Taggart, Tuttle, Burroughs & Wyman {Mr. Wyman orally), for the defendant.

Opinion:
Pbaslee, J.
There is no claim of any want of care in supplying suitable instrumentalities, work-place, appliances, fellow-servants, rules, and regulations. As to all these matters it is conceded that the master's duty was performed. There was nothing abnormal about the method adopted by the defendant for the conduct of its business. But it is claimed the plaintiff was ignorant of a fact essential to his safety, which the defendant knew or ought to have known, and of which he was not warned. Hence it is claimed the failure to warn may be found to be the legal cause of the injury. In other words, if the plaintiff had been told that the beam might be pulled off the rear rest by the work Hawkins was doing, he would have kept his thumb off the ways of the lathe.
The plaintiff's case rests upon the proposition that where an accident results from the negligence of a fellow-servant, combined with the plaintiff's ignorance of the details of the work, he may recover upon the ground that he should have been instructed as to those details, so that he might know how to avoid the effect of negligent or purely accidental errors made by those with whom his work brings him in contact.

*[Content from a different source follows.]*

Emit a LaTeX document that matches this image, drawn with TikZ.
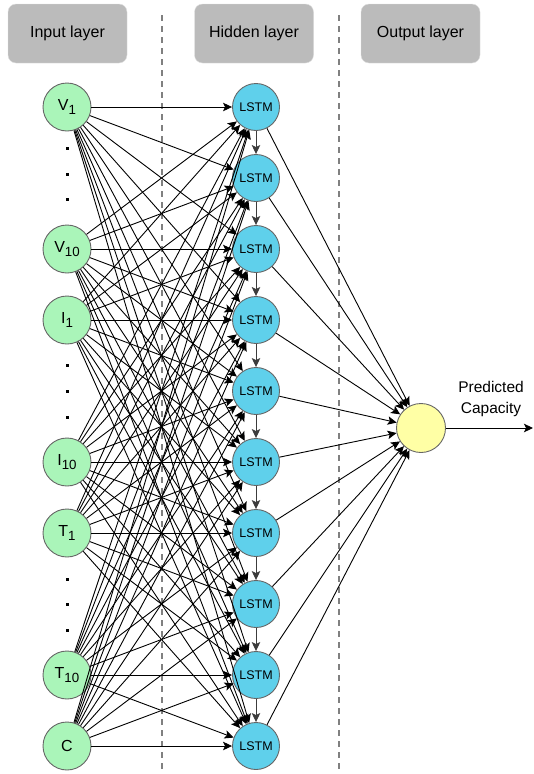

It is not necessary to now decide whether this is or is not a correct statement of the law. Assuming that it is, the plaintiff must show facts to which it is applicable. It is here that his case fails. The danger was one not likely to be encountered. It required negligent or accidental error in placing the blocking, failure to notice this fact when the axle was lifted up and placed, and the presence of the helper's hand on the ways of the lathe, directly under the heavy iron he knew the machinist was working upon. There was no occasion for the plaintiff to have his hands in this place. His sole duty at the time was to stand by awaiting further orders. Although not familiar with lathe work, he was a blacksmith of many years experience and presumably not ignorant of the likelihood that the iron would fall if moved endwise. He did not know what the machinist would do next. He did know the slight bearing the bar had at his end. Plainly, then, it might be expected that he would use some precaution for his own safety. In view of all these circumstances, it is not reasonable to conclude that all prudent employers would have told the plaintiff before setting him at this work that after the beam was lifted it would be moved endwise some two inches. Unless there should occur the precise combination of circumstances which this case presents, no harm would result from the plaintiff's lack of knowledge. There was no general danger of accident of which the one happening was but one injurious result of many or even several which might have followed. Precautionary instruction is a duty only so far as there is reason to apprehend danger to those not instructed. It could not be found from the evidence here presented that there was substantial reason to expect the combination of circumstances which in fact occurred. There was no error in the ruling directing a verdict for the defendant.
Judgment for the defendant.
Bingham, J., dissented: the others concurred.